6. The score, \(X\), for a biased spinner is given by the probability distribution
| \(x\) | 0 | 3 | 6 |
| \(\mathrm { P } ( X = x )\) | \(\frac { 1 } { 12 }\) | \(\frac { 2 } { 3 }\) | \(\frac { 1 } { 4 }\) |
Find
- \(\mathrm { E } ( X )\)
- \(\operatorname { Var } ( X )\)
A biased coin has one face labelled 2 and the other face labelled 5 The score, \(Y\), when the coin is spun has
$$\mathrm { P } ( Y = 5 ) = p \quad \text { and } \quad \mathrm { E } ( Y ) = 3$$
- Form a linear equation in \(p\) and show that \(p = \frac { 1 } { 3 }\)
- Write down the probability distribution of \(Y\).
Sam plays a game with the spinner and the coin.
Each is spun once and Sam calculates his score, \(S\), as follows
$$\begin{aligned}
& \text { if } X = 0 \text { then } S = Y ^ { 2 }
& \text { if } X \neq 0 \text { then } S = X Y
\end{aligned}$$ - Show that \(\mathrm { P } ( S = 30 ) = \frac { 1 } { 12 }\)

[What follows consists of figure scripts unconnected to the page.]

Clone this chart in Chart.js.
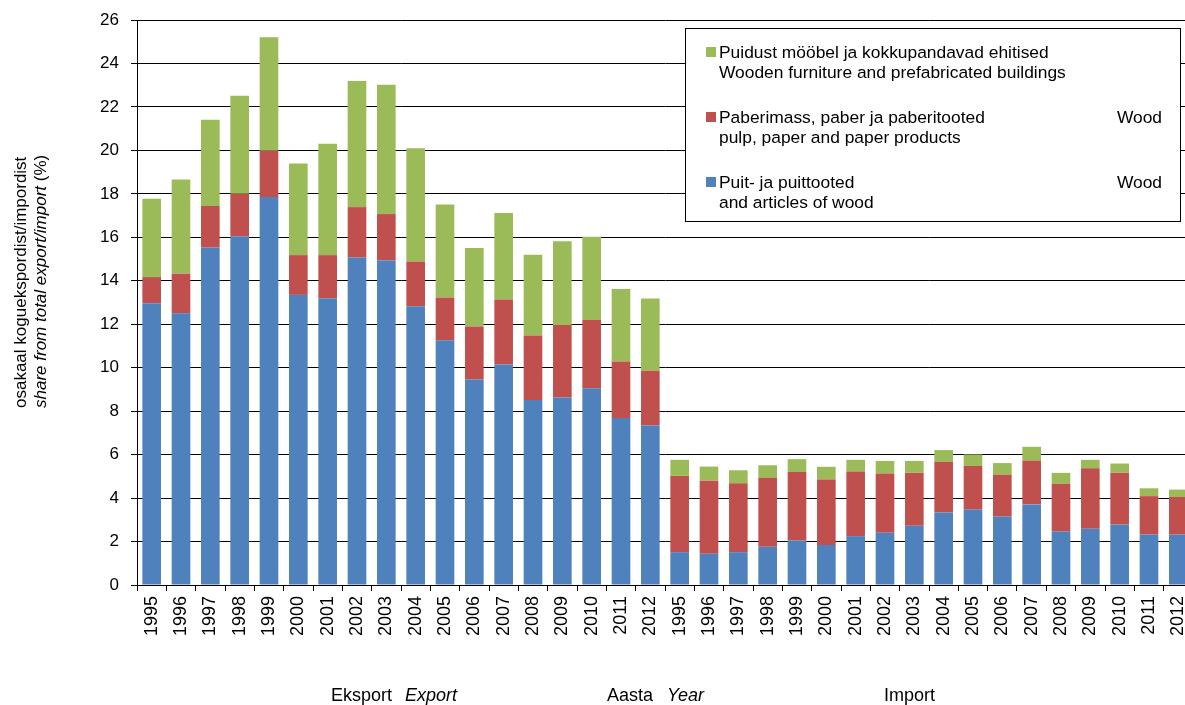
<!DOCTYPE html>
<html>
<head>
<meta charset="utf-8">
<script src="https://cdn.jsdelivr.net/npm/chart.js@4.4.0/dist/chart.umd.min.js"></script>
<style>
  html, body { margin: 0; padding: 0; background: #fff; overflow: hidden; }
  #wrap { position: relative; width: 1193px; height: 705px; }
</style>
</head>
<body>
<div id="wrap"><canvas id="c" width="1193" height="705"></canvas></div>
<script>
const categories = [
  '1995','1996','1997','1998','1999','2000','2001','2002','2003','2004','2005','2006','2007','2008','2009','2010','2011','2012',
  '1995','1996','1997','1998','1999','2000','2001','2002','2003','2004','2005','2006','2007','2008','2009','2010','2011','2012'
];
// Puit- ja puittooted / Wood and articles of wood
const woodArticles = [
  12.97, 12.50, 15.53, 16.05, 17.85, 13.35, 13.20, 15.07, 14.95, 12.83, 11.26, 9.46, 10.15, 8.51, 8.63, 9.05, 7.68, 7.34,
  1.51, 1.44, 1.51, 1.76, 2.05, 1.84, 2.25, 2.41, 2.73, 3.34, 3.47, 3.15, 3.71, 2.46, 2.59, 2.78, 2.32, 2.32
];
// Paberimass, paber ja paberitooted / Wood pulp, paper and paper products
const pulpPaper = [
  1.20, 1.83, 1.91, 1.95, 2.13, 1.83, 1.98, 2.32, 2.12, 2.05, 1.97, 2.43, 2.99, 2.97, 3.34, 3.15, 2.60, 2.52,
  3.51, 3.36, 3.17, 3.17, 3.15, 3.01, 2.97, 2.72, 2.44, 2.33, 2.01, 1.93, 2.02, 2.20, 2.78, 2.39, 1.77, 1.73
];
// Puidust mööbel ja kokkupandavad ehitised / Wooden furniture and prefabricated buildings
const furniture = [
  3.61, 4.33, 3.97, 4.51, 5.23, 4.22, 5.12, 5.80, 5.95, 5.22, 4.28, 3.62, 3.98, 3.72, 3.85, 3.83, 3.34, 3.32,
  0.74, 0.65, 0.60, 0.58, 0.59, 0.59, 0.54, 0.58, 0.54, 0.54, 0.53, 0.53, 0.63, 0.50, 0.39, 0.42, 0.36, 0.34
];
const yTicks = { min: 0, max: 26, step: 2 };

const BLUE = '#4F81BD', RED = '#C0504D', GREEN = '#9BBB59';
const FONT = '"Liberation Sans", Arial, sans-serif';

const textPlugin = {
  id: 'texts',
  afterDraw(chart) {
    const ctx = chart.ctx;
    ctx.save();
    ctx.fillStyle = '#000';
    ctx.textBaseline = 'alphabetic';
    // Y axis title line 1
    ctx.save();
    ctx.translate(26, 408);
    ctx.rotate(-Math.PI / 2);
    ctx.font = '17px ' + FONT;
    ctx.textAlign = 'left';
    ctx.fillText('osakaal koguekspordist/impordist', 0, 0);
    ctx.restore();
    // Y axis title line 2 (mixed italic)
    ctx.save();
    ctx.translate(46, 408);
    ctx.rotate(-Math.PI / 2);
    ctx.textAlign = 'left';
    const p1 = 'share from total export/import ';
    const p2 = '(%)';
    ctx.font = 'italic 17px ' + FONT;
    const w1 = ctx.measureText(p1).width;
    ctx.fillText(p1, 0, 0);
    ctx.font = '17px ' + FONT;
    ctx.fillText(p2, w1, 0);
    ctx.restore();

    // Bottom texts
    ctx.textAlign = 'left';
    ctx.font = '18px ' + FONT;
    ctx.fillText('Eksport', 331, 701);
    ctx.fillText('Aasta', 607, 701);
    ctx.fillText('Import', 884, 701);
    ctx.font = 'italic 18px ' + FONT;
    ctx.fillText('Export', 405, 701);
    ctx.fillText('Year', 667, 701);

    // Legend box
    ctx.fillStyle = '#fff';
    ctx.fillRect(685, 28, 496, 194);
    ctx.strokeStyle = '#000';
    ctx.lineWidth = 1;
    ctx.strokeRect(685.5, 28.5, 495, 193);
    const items = [
      { c: GREEN, l1: 'Puidust mööbel ja kokkupandavad ehitised', l2: 'Wooden furniture and prefabricated buildings', y: 58, w: false },
      { c: RED, l1: 'Paberimass, paber ja paberitooted', l2: 'pulp, paper and paper products', y: 123, w: true },
      { c: BLUE, l1: 'Puit- ja puittooted', l2: 'and articles of wood', y: 188, w: true }
    ];
    ctx.font = '17.4px ' + FONT;
    for (const it of items) {
      ctx.fillStyle = it.c;
      ctx.fillRect(706, it.y - 11, 10, 10);
      ctx.fillStyle = '#000';
      ctx.textAlign = 'left';
      ctx.fillText(it.l1, 719, it.y);
      ctx.fillText(it.l2, 719, it.y + 20);
      if (it.w) {
        ctx.textAlign = 'right';
        ctx.fillText('Wood', 1162, it.y);
      }
    }
    ctx.restore();
  }
};

new Chart(document.getElementById('c'), {
  type: 'bar',
  data: {
    labels: categories,
    datasets: [
      { label: 'Puit- ja puittooted', data: woodArticles, backgroundColor: BLUE },
      { label: 'Paberimass, paber ja paberitooted', data: pulpPaper, backgroundColor: RED },
      { label: 'Puidust mööbel ja kokkupandavad ehitised', data: furniture, backgroundColor: GREEN }
    ]
  },
  options: {
    responsive: false,
    animation: false,
    events: [],
    layout: { padding: { top: 20, right: 0, bottom: 0, left: 0 } },
    datasets: { bar: { barPercentage: 0.635, categoryPercentage: 1.0, borderWidth: 0 } },
    plugins: { legend: { display: false }, tooltip: { enabled: false }, title: { display: false } },
    scales: {
      x: {
        stacked: true,
        offset: true,
        grid: { offset: true, drawOnChartArea: false, drawTicks: true, tickLength: 6, color: '#000', tickColor: '#000' },
        border: { color: '#000', width: 1 },
        ticks: { autoSkip: false, minRotation: 90, maxRotation: 90, padding: 5, color: '#000', font: { family: FONT, size: 18 } },
        afterFit(s) { s.height = 120; s.paddingLeft = 0; s.paddingRight = 0; }
      },
      y: {
        stacked: true,
        min: yTicks.min,
        max: yTicks.max,
        ticks: { stepSize: yTicks.step, padding: 12, color: '#000', font: { family: FONT, size: 17 } },
        grid: { color: '#000', lineWidth: 1, tickLength: 6, tickColor: '#000', drawTicks: true },
        border: { color: '#000', width: 1 },
        afterFit(s) { s.width = 137; s.paddingTop = 0; s.paddingBottom = 0; }
      }
    }
  },
  plugins: [textPlugin]
});
</script>
</body>
</html>
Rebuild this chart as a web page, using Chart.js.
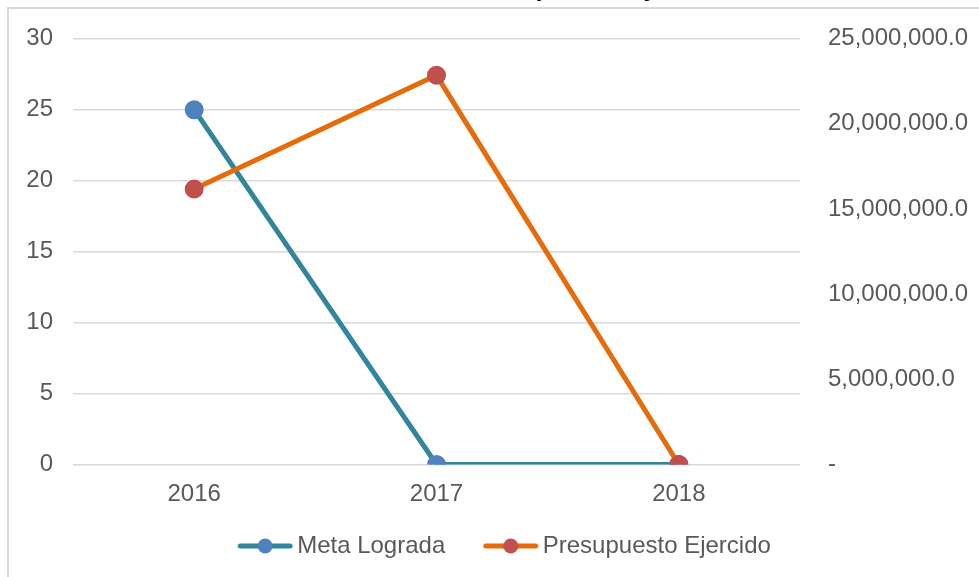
<!DOCTYPE html>
<html>
<head>
<meta charset="utf-8">
<script src="https://cdn.jsdelivr.net/npm/chart.js@4.4.1/dist/chart.umd.min.js"></script>
<style>
  html, body { margin: 0; padding: 0; background: #fff; overflow: hidden; width: 979px; height: 577px; }
  #wrap { position: absolute; left: 0; top: -30px; width: 979px; height: 607px; }
  #frame { position: absolute; left: 7px; top: 7px; width: 1100px; height: 700px; border: 2px solid #d9d9d9; pointer-events: none; }
</style>
</head>
<body>
<div id="wrap"><canvas id="chart"></canvas></div>
<div id="frame"></div>
<script>
// chart values
const years = ['2016', '2017', '2018'];
const metaLograda = [25, 0, 0];
const presupuestoEjercido = [16170000, 22850000, 0];

// legend icon: short line with a dot in the middle, like the spreadsheet legend.
// the visible part sits on the right of the canvas so it leaves a gap before it.
function legendIcon(lineColor, dotColor) {
    const c = document.createElement('canvas');
    c.width = 76;
    c.height = 18;
    const g = c.getContext('2d');
    g.strokeStyle = lineColor;
    g.lineWidth = 5;
    g.lineCap = 'round';
    g.beginPath();
    g.moveTo(23, 9);
    g.lineTo(73, 9);
    g.stroke();
    g.fillStyle = dotColor;
    g.beginPath();
    g.arc(48, 9, 7.5, 0, Math.PI * 2);
    g.fill();
    return c;
}
const icons = [legendIcon('#31859C', '#4F81BD'), legendIcon('#E46C0A', '#C0504D')];

Chart.defaults.font.family = '"Liberation Sans", Arial, sans-serif';
Chart.defaults.font.size = 24;
Chart.defaults.color = '#595959';

const ctx = document.getElementById('chart').getContext('2d');
new Chart(ctx, {
    type: 'line',
    data: {
        labels: years,
        datasets: [{
            label: 'Meta Lograda',
            data: metaLograda,
            yAxisID: 'y',
            borderColor: '#31859C',
            backgroundColor: '#4F81BD',
            pointBackgroundColor: '#4F81BD',
            pointBorderColor: '#4F81BD',
            borderWidth: 5,
            pointRadius: 7,
            tension: 0,
            order: 2
        }, {
            label: 'Presupuesto Ejercido',
            data: presupuestoEjercido,
            yAxisID: 'y1',
            borderColor: '#E46C0A',
            backgroundColor: '#C0504D',
            pointBackgroundColor: '#C0504D',
            pointBorderColor: '#C0504D',
            borderWidth: 5,
            pointRadius: 7,
            tension: 0,
            order: 1
        }]
    },
    options: {
        responsive: true,
        maintainAspectRatio: false,
        animation: false,
        events: [],
        layout: { padding: { left: 26, right: 9, top: 0, bottom: 9 } },
        plugins: {
            title: {
                display: true,
                text: 'Relación Meta - Presupuesto Ejercido',
                color: '#000000',
                font: { size: 26, weight: 'bold' },
                padding: { top: 3, bottom: 34.5 }
            },
            legend: {
                position: 'bottom',
                labels: {
                    usePointStyle: true,
                    pointStyleWidth: 60,
                    padding: 25.5,
                    color: '#595959',
                    sort: (a, b) => a.datasetIndex - b.datasetIndex,
                    generateLabels: function (chart) {
                        const items = Chart.defaults.plugins.legend.labels.generateLabels(chart);
                        items.forEach(it => { it.pointStyle = icons[it.datasetIndex]; });
                        return items;
                    }
                }
            },
            tooltip: { enabled: false }
        },
        scales: {
            x: {
                offset: true,
                grid: { display: false, drawTicks: false },
                border: { display: false },
                ticks: { padding: 15 },
                afterFit: s => { s.height = 44; }
            },
            y: {
                position: 'left',
                min: 0,
                max: 30,
                ticks: { stepSize: 5, padding: 20 },
                grid: { color: '#d9d9d9', lineWidth: 1.5, drawTicks: false },
                border: { display: false },
                afterFit: s => { s.width = 47; }
            },
            y1: {
                position: 'right',
                min: 0,
                max: 25000000,
                ticks: {
                    stepSize: 5000000,
                    padding: 28,
                    callback: v => v === 0 ? '-' : v.toLocaleString('en-US', { minimumFractionDigits: 1, maximumFractionDigits: 1 })
                },
                grid: { display: false, drawTicks: false },
                border: { display: false },
                afterFit: s => { s.width = 170; }
            }
        }
    }
});
</script>
</body>
</html>
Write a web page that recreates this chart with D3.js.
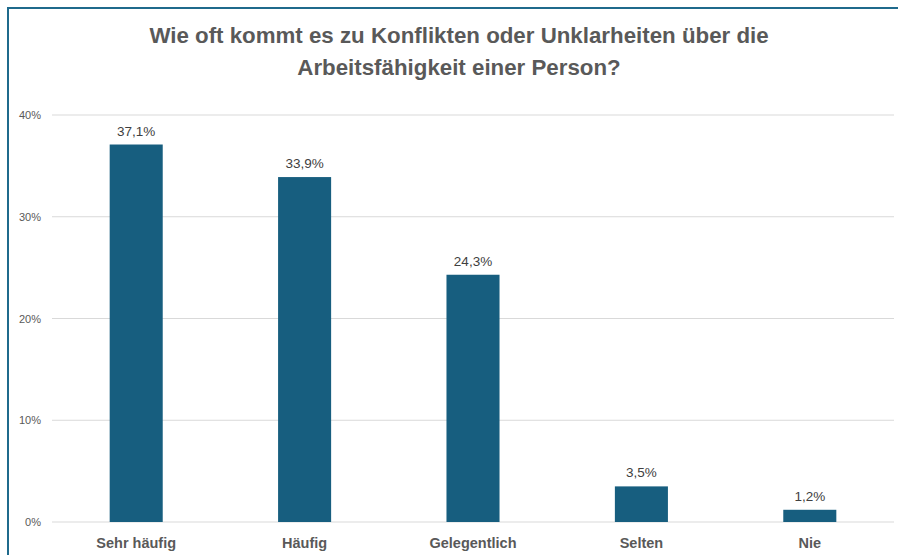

- Find the probability distribution of \(S\).
- Find \(\mathrm { E } ( S )\).
Charlotte also plays the game with the spinner and the coin.
Each is spun once and Charlotte ignores the score on the coin and just uses \(X ^ { 2 }\) as her score. Sam and Charlotte each play the game a large number of times. - State, giving a reason, which of Sam and Charlotte should achieve the higher total score.